# Short exercise
Write out all the entries word for word, but skip any images.
------------------------------
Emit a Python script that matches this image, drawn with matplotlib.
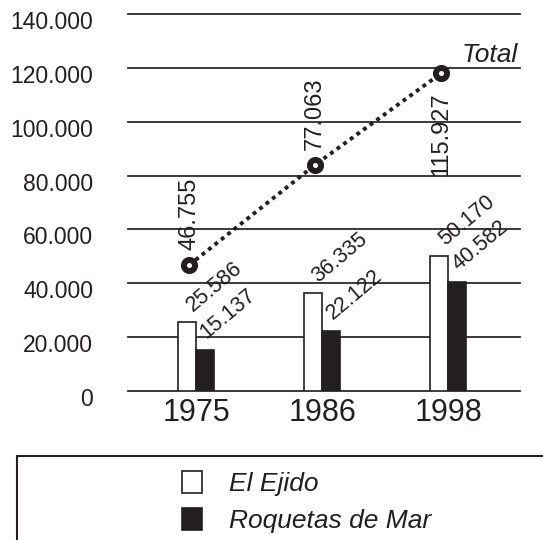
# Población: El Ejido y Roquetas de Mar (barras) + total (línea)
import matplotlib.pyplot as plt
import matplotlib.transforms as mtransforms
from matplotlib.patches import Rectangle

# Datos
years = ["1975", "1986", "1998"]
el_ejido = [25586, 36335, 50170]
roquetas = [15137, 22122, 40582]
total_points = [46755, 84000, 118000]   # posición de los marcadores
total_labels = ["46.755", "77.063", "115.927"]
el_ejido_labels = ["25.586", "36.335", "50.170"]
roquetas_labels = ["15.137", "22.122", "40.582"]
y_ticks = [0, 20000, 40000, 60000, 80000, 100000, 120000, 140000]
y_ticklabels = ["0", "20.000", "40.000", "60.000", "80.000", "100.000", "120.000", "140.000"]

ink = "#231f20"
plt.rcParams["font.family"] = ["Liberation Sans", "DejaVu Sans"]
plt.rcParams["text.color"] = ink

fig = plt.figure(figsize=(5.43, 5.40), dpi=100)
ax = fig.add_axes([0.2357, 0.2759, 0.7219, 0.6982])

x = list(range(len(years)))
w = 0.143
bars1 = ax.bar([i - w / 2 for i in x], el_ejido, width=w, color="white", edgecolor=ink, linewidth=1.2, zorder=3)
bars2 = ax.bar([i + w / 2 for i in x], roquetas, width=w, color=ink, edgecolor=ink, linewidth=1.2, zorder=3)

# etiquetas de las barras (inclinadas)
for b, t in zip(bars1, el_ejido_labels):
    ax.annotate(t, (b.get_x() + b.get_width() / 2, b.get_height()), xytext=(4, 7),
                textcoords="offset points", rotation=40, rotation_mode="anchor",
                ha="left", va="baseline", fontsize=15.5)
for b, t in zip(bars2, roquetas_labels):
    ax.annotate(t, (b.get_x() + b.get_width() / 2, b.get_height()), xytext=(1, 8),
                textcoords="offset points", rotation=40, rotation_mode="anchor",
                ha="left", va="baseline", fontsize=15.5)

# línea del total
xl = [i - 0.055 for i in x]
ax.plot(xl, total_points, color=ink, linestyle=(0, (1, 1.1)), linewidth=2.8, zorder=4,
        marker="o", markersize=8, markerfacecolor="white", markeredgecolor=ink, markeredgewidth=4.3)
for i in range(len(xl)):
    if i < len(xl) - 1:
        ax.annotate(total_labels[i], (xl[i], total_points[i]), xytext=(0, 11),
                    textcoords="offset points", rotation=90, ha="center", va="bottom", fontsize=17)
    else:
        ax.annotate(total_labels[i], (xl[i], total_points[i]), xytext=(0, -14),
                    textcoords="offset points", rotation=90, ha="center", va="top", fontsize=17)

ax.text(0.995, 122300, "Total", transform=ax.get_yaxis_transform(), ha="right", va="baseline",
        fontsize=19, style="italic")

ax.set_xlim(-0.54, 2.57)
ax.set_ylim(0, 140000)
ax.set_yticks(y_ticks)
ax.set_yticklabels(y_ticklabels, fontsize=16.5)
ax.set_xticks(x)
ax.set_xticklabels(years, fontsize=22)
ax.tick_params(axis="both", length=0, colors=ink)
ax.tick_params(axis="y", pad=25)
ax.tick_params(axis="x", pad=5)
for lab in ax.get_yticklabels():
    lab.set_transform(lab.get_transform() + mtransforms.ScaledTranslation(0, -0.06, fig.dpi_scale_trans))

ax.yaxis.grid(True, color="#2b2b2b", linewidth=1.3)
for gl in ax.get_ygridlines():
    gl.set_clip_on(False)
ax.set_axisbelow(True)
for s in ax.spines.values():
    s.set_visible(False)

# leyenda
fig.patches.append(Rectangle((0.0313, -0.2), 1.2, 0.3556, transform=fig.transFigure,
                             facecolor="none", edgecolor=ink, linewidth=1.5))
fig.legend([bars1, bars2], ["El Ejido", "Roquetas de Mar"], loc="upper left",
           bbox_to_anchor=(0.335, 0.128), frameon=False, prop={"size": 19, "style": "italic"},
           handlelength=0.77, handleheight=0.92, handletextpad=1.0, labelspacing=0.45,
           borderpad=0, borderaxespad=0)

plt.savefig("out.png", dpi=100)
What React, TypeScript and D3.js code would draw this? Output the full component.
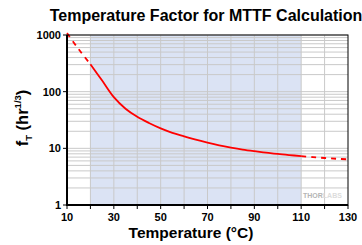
------------------------------
# Task result
Emit a Python script that matches this image, drawn with matplotlib.
# Población: El Ejido y Roquetas de Mar (barras) + total (línea)
import matplotlib.pyplot as plt
import matplotlib.transforms as mtransforms
from matplotlib.patches import Rectangle

# Datos
years = ["1975", "1986", "1998"]
el_ejido = [25586, 36335, 50170]
roquetas = [15137, 22122, 40582]
total_points = [46755, 84000, 118000]   # posición de los marcadores
total_labels = ["46.755", "77.063", "115.927"]
el_ejido_labels = ["25.586", "36.335", "50.170"]
roquetas_labels = ["15.137", "22.122", "40.582"]
y_ticks = [0, 20000, 40000, 60000, 80000, 100000, 120000, 140000]
y_ticklabels = ["0", "20.000", "40.000", "60.000", "80.000", "100.000", "120.000", "140.000"]

ink = "#231f20"
plt.rcParams["font.family"] = ["Liberation Sans", "DejaVu Sans"]
plt.rcParams["text.color"] = ink

fig = plt.figure(figsize=(5.43, 5.40), dpi=100)
ax = fig.add_axes([0.2357, 0.2759, 0.7219, 0.6982])

x = list(range(len(years)))
w = 0.143
bars1 = ax.bar([i - w / 2 for i in x], el_ejido, width=w, color="white", edgecolor=ink, linewidth=1.2, zorder=3)
bars2 = ax.bar([i + w / 2 for i in x], roquetas, width=w, color=ink, edgecolor=ink, linewidth=1.2, zorder=3)

# etiquetas de las barras (inclinadas)
for b, t in zip(bars1, el_ejido_labels):
    ax.annotate(t, (b.get_x() + b.get_width() / 2, b.get_height()), xytext=(4, 7),
                textcoords="offset points", rotation=40, rotation_mode="anchor",
                ha="left", va="baseline", fontsize=15.5)
for b, t in zip(bars2, roquetas_labels):
    ax.annotate(t, (b.get_x() + b.get_width() / 2, b.get_height()), xytext=(1, 8),
                textcoords="offset points", rotation=40, rotation_mode="anchor",
                ha="left", va="baseline", fontsize=15.5)

# línea del total
xl = [i - 0.055 for i in x]
ax.plot(xl, total_points, color=ink, linestyle=(0, (1, 1.1)), linewidth=2.8, zorder=4,
        marker="o", markersize=8, markerfacecolor="white", markeredgecolor=ink, markeredgewidth=4.3)
for i in range(len(xl)):
    if i < len(xl) - 1:
        ax.annotate(total_labels[i], (xl[i], total_points[i]), xytext=(0, 11),
                    textcoords="offset points", rotation=90, ha="center", va="bottom", fontsize=17)
    else:
        ax.annotate(total_labels[i], (xl[i], total_points[i]), xytext=(0, -14),
                    textcoords="offset points", rotation=90, ha="center", va="top", fontsize=17)

ax.text(0.995, 122300, "Total", transform=ax.get_yaxis_transform(), ha="right", va="baseline",
        fontsize=19, style="italic")

ax.set_xlim(-0.54, 2.57)
ax.set_ylim(0, 140000)
ax.set_yticks(y_ticks)
ax.set_yticklabels(y_ticklabels, fontsize=16.5)
ax.set_xticks(x)
ax.set_xticklabels(years, fontsize=22)
ax.tick_params(axis="both", length=0, colors=ink)
ax.tick_params(axis="y", pad=25)
ax.tick_params(axis="x", pad=5)
for lab in ax.get_yticklabels():
    lab.set_transform(lab.get_transform() + mtransforms.ScaledTranslation(0, -0.06, fig.dpi_scale_trans))

ax.yaxis.grid(True, color="#2b2b2b", linewidth=1.3)
for gl in ax.get_ygridlines():
    gl.set_clip_on(False)
ax.set_axisbelow(True)
for s in ax.spines.values():
    s.set_visible(False)

# leyenda
fig.patches.append(Rectangle((0.0313, -0.2), 1.2, 0.3556, transform=fig.transFigure,
                             facecolor="none", edgecolor=ink, linewidth=1.5))
fig.legend([bars1, bars2], ["El Ejido", "Roquetas de Mar"], loc="upper left",
           bbox_to_anchor=(0.335, 0.128), frameon=False, prop={"size": 19, "style": "italic"},
           handlelength=0.77, handleheight=0.92, handletextpad=1.0, labelspacing=0.45,
           borderpad=0, borderaxespad=0)

plt.savefig("out.png", dpi=100)
What React, TypeScript and D3.js code would draw this? Output the full component.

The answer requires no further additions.